Lors d'un récent mondain (le mondain du jeudi soir – si vous suppliez, je vous enverrai peut-être un bristol), j'ai fait une constatation. Une bête constatation ; on le sait, mais comme dirait mon estimé professeur d'acteurs du patrimoine historique et culturel, « ça va mieux en le disant ». Nous étions comme toujours cinq pour le dîner : moi, J~ (ça, ça change pas trop), Dooty et deux invités à elle, que nous ne citerons pas, par discrétion.

Nous évoquions, autour d'un Chardonnay un peu vert, la difficulté de parfois se faire comprendre avec des arguments valables sur un sujet cependant sensible. L'exemple importe peu, nous en avons tous en tête – il y a des arguments valables pour l'IVG, difficilement présentables devant une femme qui vient de faire une fausse couche ; il y a des arguments pour ou contre le CPE (cf. cet article), mais leur énonciation dépend des auditeurs : si l'on est à la table de trotskistes, le choix sera différent que si l'on est à un congrès du MEDEF.

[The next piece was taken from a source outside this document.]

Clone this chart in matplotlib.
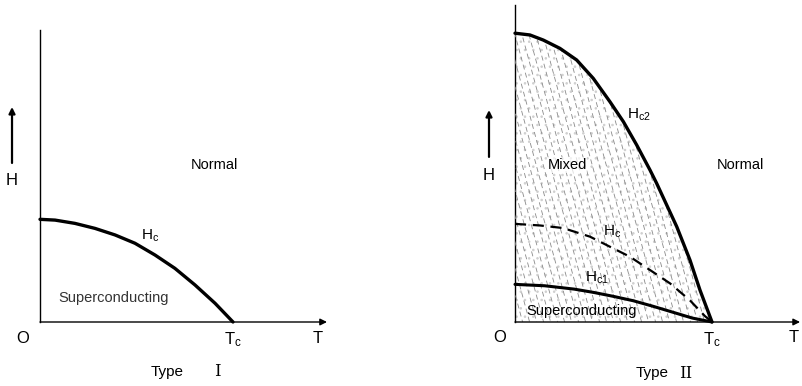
import numpy as np
import matplotlib.pyplot as plt
from matplotlib.patches import Polygon
from matplotlib.collections import LineCollection

plt.rcParams["font.family"] = ["Liberation Sans", "DejaVu Sans"]
plt.rcParams["mathtext.default"] = "regular"
plt.rcParams["hatch.linewidth"] = 0.6

# Type I: critical field curve (T/Tc, H)
t1_hc = [0.0, 0.078, 0.181, 0.285, 0.389, 0.492, 0.596, 0.699, 0.803, 0.907, 1.0]
h1_hc = [0.532, 0.528, 0.511, 0.485, 0.451, 0.408, 0.347, 0.278, 0.192, 0.097, 0.0]

# Type II: upper critical field Hc2
t2_hc2 = [0.0, 0.076, 0.144, 0.228, 0.313, 0.397, 0.482, 0.550, 0.618, 0.685,
          0.719, 0.821, 0.888, 0.939, 1.0]
h2_hc2 = [1.466, 1.457, 1.431, 1.389, 1.330, 1.237, 1.118, 1.017, 0.898, 0.772,
          0.704, 0.484, 0.315, 0.162, 0.0]

# Type II: thermodynamic field Hc (dashed)
t2_hc = [0.0, 0.127, 0.244, 0.381, 0.482, 0.584, 0.685, 0.787, 0.888, 0.964, 1.0]
h2_hc = [0.498, 0.490, 0.477, 0.433, 0.382, 0.331, 0.264, 0.196, 0.110, 0.030, 0.0]

# Type II: lower critical field Hc1
t2_hc1 = [0.0, 0.15, 0.30, 0.40, 0.50, 0.60, 0.70, 0.80, 0.90, 1.0]
h2_hc1 = [0.191, 0.184, 0.167, 0.150, 0.130, 0.108, 0.080, 0.050, 0.020, 0.0]

fig = plt.figure(figsize=(8.02, 3.86), dpi=100)
ax1 = fig.add_axes([0, 0, 400 / 802, 1])
ax2 = fig.add_axes([400 / 802, 0, 402 / 802, 1])

ax1.set_xlim(-40 / 193, 360 / 193)
ax1.set_ylim(-64 / 193, 322 / 193)
ax2.set_xlim(-115 / 197, 287 / 197)
ax2.set_ylim(-64 / 197, 322 / 197)


def draw_axes(ax, t_end, h_end, h_arrow_t, h_arrow, h_label):
    ax.axis("off")
    ax.plot([0, 0], [0, h_end], color="black", lw=1.0)
    ax.annotate("", xy=(t_end, 0), xytext=(0, 0),
                arrowprops=dict(arrowstyle="-|>", color="black", lw=1.0,
                                mutation_scale=10, shrinkA=0, shrinkB=0))
    ax.annotate("", xy=(h_arrow_t, h_arrow[1]), xytext=(h_arrow_t, h_arrow[0]),
                arrowprops=dict(arrowstyle="-|>", color="black", lw=1.6,
                                mutation_scale=9, shrinkA=0, shrinkB=0))
    ax.text(h_arrow_t, h_label, "H", fontsize=12, ha="center", va="center")


# ---- Type I ----
draw_axes(ax1, 1.487, 1.513, -0.145, (0.824, 1.114), 0.731)
ax1.plot(t1_hc, h1_hc, color="black", lw=2.4, solid_capstyle="round")
ax1.text(0.902, 0.813, "Normal", fontsize=10.5, ha="center", va="center")
ax1.text(0.57, 0.446, "H$_c$", fontsize=11, ha="center", va="center")
ax1.text(0.383, 0.124, "Superconducting", fontsize=10.5, ha="center", va="center",
         color="#333333")
ax1.text(-0.088, -0.083, "O", fontsize=12, ha="center", va="center")
ax1.text(1.0, -0.093, "T$_c$", fontsize=12, ha="center", va="center")
ax1.text(1.44, -0.083, "T", fontsize=12, ha="center", va="center")
ax1.text(0.66, -0.259, "Type", fontsize=11, ha="center", va="center")
ax1.text(0.92, -0.259, "I", fontsize=12, ha="center", va="center", family="DejaVu Serif")

# ---- Type II ----
draw_axes(ax2, 1.447, 1.609, -0.132, (0.838, 1.076), 0.746)

# shaded region under Hc2: light stipple plus steep dashed strokes
region = Polygon(list(zip([0.0] + t2_hc2, [0.0] + h2_hc2)), closed=True,
                 facecolor="none", edgecolor="none", transform=ax2.transData)
ax2.add_patch(region)
ax2.fill_between(t2_hc2, 0, h2_hc2, facecolor="none", edgecolor="#cfcfcf",
                 hatch="..", lw=0)
slant = 0.27
starts = np.arange(-0.5, 1.05, 7 / 197)
strokes = [[(x0, 1.6), (x0 + slant * 1.6, 0.0)] for x0 in starts]
dash_styles = [((i * 3.7) % 10, (6, 4)) for i in range(len(starts))]
lc = LineCollection(strokes, colors="#8a8a8a", linewidths=0.6, linestyles=dash_styles)
ax2.add_collection(lc)
lc.set_clip_path(region)

ax2.plot(t2_hc2, h2_hc2, color="black", lw=2.4, solid_capstyle="round")
ax2.plot(t2_hc, h2_hc, color="black", lw=1.6, linestyle=(0, (5, 3)))
ax2.plot(t2_hc1, h2_hc1, color="black", lw=2.2, solid_capstyle="round")
ax2.text(0.264, 0.797, "Mixed", fontsize=10.5, ha="center", va="center",
         bbox=dict(facecolor="white", edgecolor="none", pad=0.5, alpha=0.7))
ax2.text(1.142, 0.797, "Normal", fontsize=10.5, ha="center", va="center")
ax2.text(0.63, 1.05, "H$_{c2}$", fontsize=11, ha="center", va="center")
ax2.text(0.492, 0.457, "H$_c$", fontsize=11, ha="center", va="center")
ax2.text(0.416, 0.223, "H$_{c1}$", fontsize=11, ha="center", va="center")
ax2.text(0.34, 0.056, "Superconducting", fontsize=10.5, ha="center", va="center")
ax2.text(-0.076, -0.081, "O", fontsize=12, ha="center", va="center")
ax2.text(1.0, -0.09, "T$_c$", fontsize=12, ha="center", va="center")
ax2.text(1.416, -0.081, "T", fontsize=12, ha="center", va="center")
ax2.text(0.695, -0.259, "Type", fontsize=11, ha="center", va="center")
ax2.text(0.865, -0.259, "II", fontsize=12, ha="center", va="center", family="DejaVu Serif")

fig.savefig("out.png", dpi=100)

J~ se demandait si la conversation était plus évident entre juristes, si l'on part du principe qu'ils acquièrent, en peu de temps, un savoir théorique dont les applications pratiques, du moins leurs connections avec le réel, sont immédiatement perceptibles – un genre d'emprise sur le monde, mais, dans le statut étudiant, purement contemplatif.

La réponse à la question qui se trouve plus haut, et qui était, je vous le rappelle parce qu'avec des phrases aussi longues, on s'y perd, « la conversation est-elle plus évidente entre juristes ? » ; la réponse à cette question disais-je, est fort dommageablement non, du moins, presque non. Le constat porte sur ses développements. La connaissance apporte certes l'approfondissement, mais son interruption – qui peut intervenir, chez l'étudiant en droit, à bac + 1 mois, bac + 1 semestre, bac + an ou bac + beaucoup d'années ; bref, à n'importe quel moment – glace, ou plutôt cristallise (croyez bien que je déteste les mots à la mode mais son usage me paraît ici justifié) le savoir dans son dernier état – embryonnaire, anecdotique, avancé, encyclopédique.

Sans recul, le savoir est inutilisable.

Sans savoir, la conversation est limitée.

…et sans conversation, le mondain du jeudi n'est pas très amusant.

Un argument, cependant, ne tient pas seulement à sa valeur objective (départie de ce qui en gêne la perception : morale, idée reçue, conflit initial entre locuteurs) mais au procédé qui permet son énonciation.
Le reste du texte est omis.